# DIRECTION
Reproduce every line of the listing as written, apart from the pictures.

# SUPPLIED DATA
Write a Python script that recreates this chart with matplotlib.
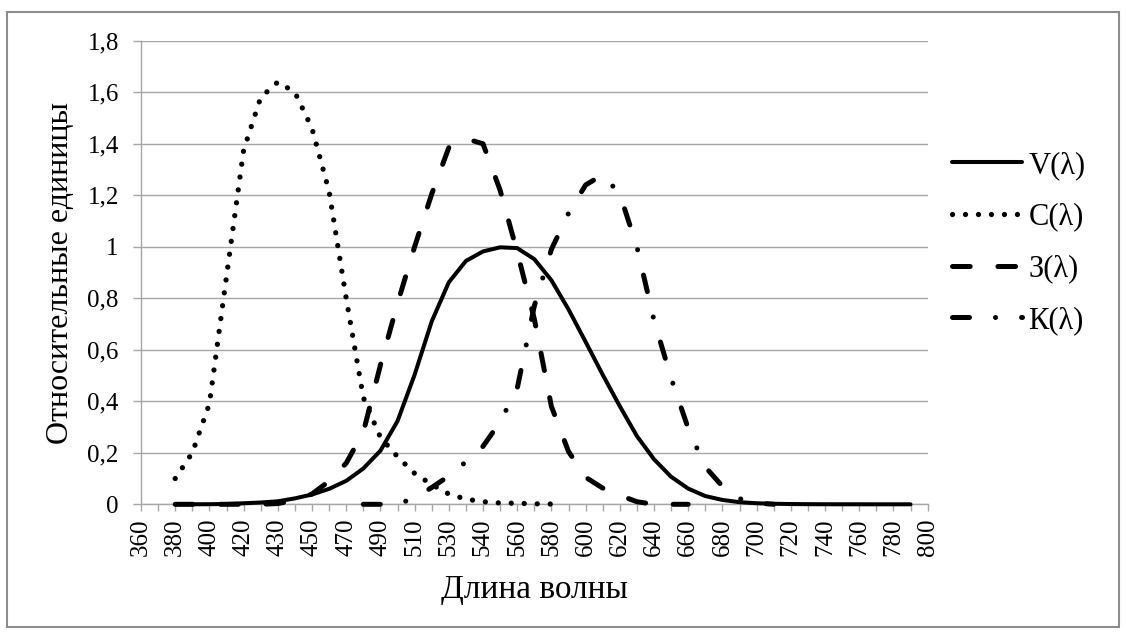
import matplotlib
matplotlib.use('Agg')
import matplotlib.pyplot as plt
from matplotlib.patches import Rectangle

plt.rcParams['font.family'] = ['Liberation Serif', 'DejaVu Serif']

# ---------------- data ----------------
categories = [360, 370, 380, 390, 400, 410, 420, 425, 430, 440, 450, 460, 470,
              480, 490, 500, 510, 520, 530, 535, 540, 550, 560, 570, 580, 590,
              600, 610, 620, 630, 640, 650, 660, 670, 680, 690, 700, 710, 720,
              730, 740, 750, 760, 770, 780, 790, 800]

v_wl = categories[2:46]
v_vals = [0.0, 0.0001, 0.0004, 0.0012, 0.004, 0.007, 0.0116, 0.023, 0.038, 0.06,
          0.091, 0.139, 0.208, 0.323, 0.503, 0.71, 0.862, 0.945, 0.982, 0.998,
          0.995, 0.952, 0.87, 0.757, 0.631, 0.503, 0.381, 0.265, 0.175, 0.107,
          0.061, 0.032, 0.017, 0.0082, 0.0041, 0.0021, 0.001, 0.0005, 0.0002,
          0.0001, 0.0001, 0.0, 0.0, 0.0]

c_wl = categories[2:25]
c_vals = [0.10, 0.20, 0.39, 0.885, 1.375, 1.58, 1.64, 1.60, 1.46, 1.215, 0.80,
          0.415, 0.26, 0.185, 0.12, 0.077, 0.04, 0.02, 0.01, 0.005, 0.004,
          0.002, 0.001]

z_wl = categories[2:33]
z_vals = [0.0, 0.0, 0.0, 0.0, 0.0, 0.0, 0.003, 0.015, 0.04, 0.09, 0.16, 0.28,
          0.54, 0.78, 1.0, 1.205, 1.385, 1.42, 1.40, 1.22, 0.98, 0.72, 0.38,
          0.205, 0.105, 0.063, 0.035, 0.01, 0.0, 0.0, 0.0]

k_wl = categories[13:38]
k_vals = [0.0, 0.0, 0.0, 0.025, 0.065, 0.11, 0.165, 0.225, 0.32, 0.45, 0.77,
          0.99, 1.13, 1.24, 1.28, 1.205, 1.0, 0.715, 0.49, 0.295, 0.145, 0.07,
          0.022, 0.005, 0.0]

series_labels = ['V(λ)', 'С(λ)', 'З(λ)', 'К(λ)']
y_ticks = [0, 0.2, 0.4, 0.6, 0.8, 1.0, 1.2, 1.4, 1.6, 1.8]
y_tick_labels = ['0', '0,2', '0,4', '0,6', '0,8', '1', '1,2', '1,4', '1,6', '1,8']
x_title = 'Длина волны'
y_title = 'Относительные единицы'

# ---------------- figure ----------------
W, H = 1126, 634
fig = plt.figure(figsize=(W / 100, H / 100), dpi=100)
L, R, T, B = 141, 927.6, 40.8, 504.3
ax = fig.add_axes([L / W, 1 - B / H, (R - L) / W, (B - T) / H])
ax.set_xlim(0, len(categories) - 1)
ax.set_ylim(0, 1.8)

gc = '#A6A6A6'
ax.yaxis.grid(True, color=gc, lw=1.0)
ax.set_axisbelow(True)
for s in ['top', 'right']:
    ax.spines[s].set_visible(False)
for s in ['left', 'bottom']:
    ax.spines[s].set_color(gc)
    ax.spines[s].set_linewidth(1.0)

def pos(wl):
    return [categories.index(w) for w in wl]

ax.plot(pos(v_wl), v_vals, color='black', lw=2.9, solid_joinstyle='round',
        solid_capstyle='round', label=series_labels[0], clip_on=False, zorder=3)
ax.plot(pos(c_wl), c_vals, color='black', lw=3.8, linestyle=(0, (0.01, 2.45)),
        dash_capstyle='round', label=series_labels[1], clip_on=False, zorder=3)
ax.plot(pos(z_wl), z_vals, color='black', lw=3.6, linestyle=(0, (3.54, 5.54)),
        dash_capstyle='round', label=series_labels[2], clip_on=False, zorder=3)
ax.plot(pos(k_wl), k_vals, color='black', lw=3.6,
        linestyle=(0, (3.4, 5.2, 0.01, 5.2)),
        dash_capstyle='round', label=series_labels[3], clip_on=False, zorder=3)

ax.set_xticks(range(len(categories)))
ax.set_xticklabels([str(c) if i % 2 == 0 else '' for i, c in enumerate(categories)],
                   rotation=90)
ax.set_yticks(y_ticks)
ax.set_yticklabels(y_tick_labels)
ax.tick_params(axis='both', colors=gc, labelcolor='black', labelsize=18,
               direction='out', width=1.0)
ax.tick_params(axis='x', length=5, pad=5)
ax.tick_params(axis='y', length=6, pad=10)

ax.set_xlabel(x_title, fontsize=24, va='center')
ax.xaxis.set_label_coords(0.5, (B - 590) / (B - T))
ax.set_ylabel(y_title, fontsize=23, va='center')
ax.yaxis.set_label_coords((61 - L) / (R - L), 0.5)

fig.legend(loc='center left', bbox_to_anchor=(952 / W, 1 - 243 / H),
           frameon=False, fontsize=22, handlelength=2.3, handletextpad=0.2,
           labelspacing=0.74, borderpad=0, borderaxespad=0)

fig.add_artist(Rectangle((7 / W, 1 - 627 / H), (1119 - 7) / W, (627 - 12) / H,
                         transform=fig.transFigure, fill=False,
                         edgecolor='#8C8C8C', lw=1.5))

fig.savefig('out.png', dpi=100)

# COMPLETE OUTPUT
Write a Python script that recreates this chart with matplotlib.
import matplotlib
matplotlib.use('Agg')
import matplotlib.pyplot as plt
from matplotlib.patches import Rectangle

plt.rcParams['font.family'] = ['Liberation Serif', 'DejaVu Serif']

# ---------------- data ----------------
categories = [360, 370, 380, 390, 400, 410, 420, 425, 430, 440, 450, 460, 470,
              480, 490, 500, 510, 520, 530, 535, 540, 550, 560, 570, 580, 590,
              600, 610, 620, 630, 640, 650, 660, 670, 680, 690, 700, 710, 720,
              730, 740, 750, 760, 770, 780, 790, 800]

v_wl = categories[2:46]
v_vals = [0.0, 0.0001, 0.0004, 0.0012, 0.004, 0.007, 0.0116, 0.023, 0.038, 0.06,
          0.091, 0.139, 0.208, 0.323, 0.503, 0.71, 0.862, 0.945, 0.982, 0.998,
          0.995, 0.952, 0.87, 0.757, 0.631, 0.503, 0.381, 0.265, 0.175, 0.107,
          0.061, 0.032, 0.017, 0.0082, 0.0041, 0.0021, 0.001, 0.0005, 0.0002,
          0.0001, 0.0001, 0.0, 0.0, 0.0]

c_wl = categories[2:25]
c_vals = [0.10, 0.20, 0.39, 0.885, 1.375, 1.58, 1.64, 1.60, 1.46, 1.215, 0.80,
          0.415, 0.26, 0.185, 0.12, 0.077, 0.04, 0.02, 0.01, 0.005, 0.004,
          0.002, 0.001]

z_wl = categories[2:33]
z_vals = [0.0, 0.0, 0.0, 0.0, 0.0, 0.0, 0.003, 0.015, 0.04, 0.09, 0.16, 0.28,
          0.54, 0.78, 1.0, 1.205, 1.385, 1.42, 1.40, 1.22, 0.98, 0.72, 0.38,
          0.205, 0.105, 0.063, 0.035, 0.01, 0.0, 0.0, 0.0]

k_wl = categories[13:38]
k_vals = [0.0, 0.0, 0.0, 0.025, 0.065, 0.11, 0.165, 0.225, 0.32, 0.45, 0.77,
          0.99, 1.13, 1.24, 1.28, 1.205, 1.0, 0.715, 0.49, 0.295, 0.145, 0.07,
          0.022, 0.005, 0.0]

series_labels = ['V(λ)', 'С(λ)', 'З(λ)', 'К(λ)']
y_ticks = [0, 0.2, 0.4, 0.6, 0.8, 1.0, 1.2, 1.4, 1.6, 1.8]
y_tick_labels = ['0', '0,2', '0,4', '0,6', '0,8', '1', '1,2', '1,4', '1,6', '1,8']
x_title = 'Длина волны'
y_title = 'Относительные единицы'

# ---------------- figure ----------------
W, H = 1126, 634
fig = plt.figure(figsize=(W / 100, H / 100), dpi=100)
L, R, T, B = 141, 927.6, 40.8, 504.3
ax = fig.add_axes([L / W, 1 - B / H, (R - L) / W, (B - T) / H])
ax.set_xlim(0, len(categories) - 1)
ax.set_ylim(0, 1.8)

gc = '#A6A6A6'
ax.yaxis.grid(True, color=gc, lw=1.0)
ax.set_axisbelow(True)
for s in ['top', 'right']:
    ax.spines[s].set_visible(False)
for s in ['left', 'bottom']:
    ax.spines[s].set_color(gc)
    ax.spines[s].set_linewidth(1.0)

def pos(wl):
    return [categories.index(w) for w in wl]

ax.plot(pos(v_wl), v_vals, color='black', lw=2.9, solid_joinstyle='round',
        solid_capstyle='round', label=series_labels[0], clip_on=False, zorder=3)
ax.plot(pos(c_wl), c_vals, color='black', lw=3.8, linestyle=(0, (0.01, 2.45)),
        dash_capstyle='round', label=series_labels[1], clip_on=False, zorder=3)
ax.plot(pos(z_wl), z_vals, color='black', lw=3.6, linestyle=(0, (3.54, 5.54)),
        dash_capstyle='round', label=series_labels[2], clip_on=False, zorder=3)
ax.plot(pos(k_wl), k_vals, color='black', lw=3.6,
        linestyle=(0, (3.4, 5.2, 0.01, 5.2)),
        dash_capstyle='round', label=series_labels[3], clip_on=False, zorder=3)

ax.set_xticks(range(len(categories)))
ax.set_xticklabels([str(c) if i % 2 == 0 else '' for i, c in enumerate(categories)],
                   rotation=90)
ax.set_yticks(y_ticks)
ax.set_yticklabels(y_tick_labels)
ax.tick_params(axis='both', colors=gc, labelcolor='black', labelsize=18,
               direction='out', width=1.0)
ax.tick_params(axis='x', length=5, pad=5)
ax.tick_params(axis='y', length=6, pad=10)

ax.set_xlabel(x_title, fontsize=24, va='center')
ax.xaxis.set_label_coords(0.5, (B - 590) / (B - T))
ax.set_ylabel(y_title, fontsize=23, va='center')
ax.yaxis.set_label_coords((61 - L) / (R - L), 0.5)

fig.legend(loc='center left', bbox_to_anchor=(952 / W, 1 - 243 / H),
           frameon=False, fontsize=22, handlelength=2.3, handletextpad=0.2,
           labelspacing=0.74, borderpad=0, borderaxespad=0)

fig.add_artist(Rectangle((7 / W, 1 - 627 / H), (1119 - 7) / W, (627 - 12) / H,
                         transform=fig.transFigure, fill=False,
                         edgecolor='#8C8C8C', lw=1.5))

fig.savefig('out.png', dpi=100)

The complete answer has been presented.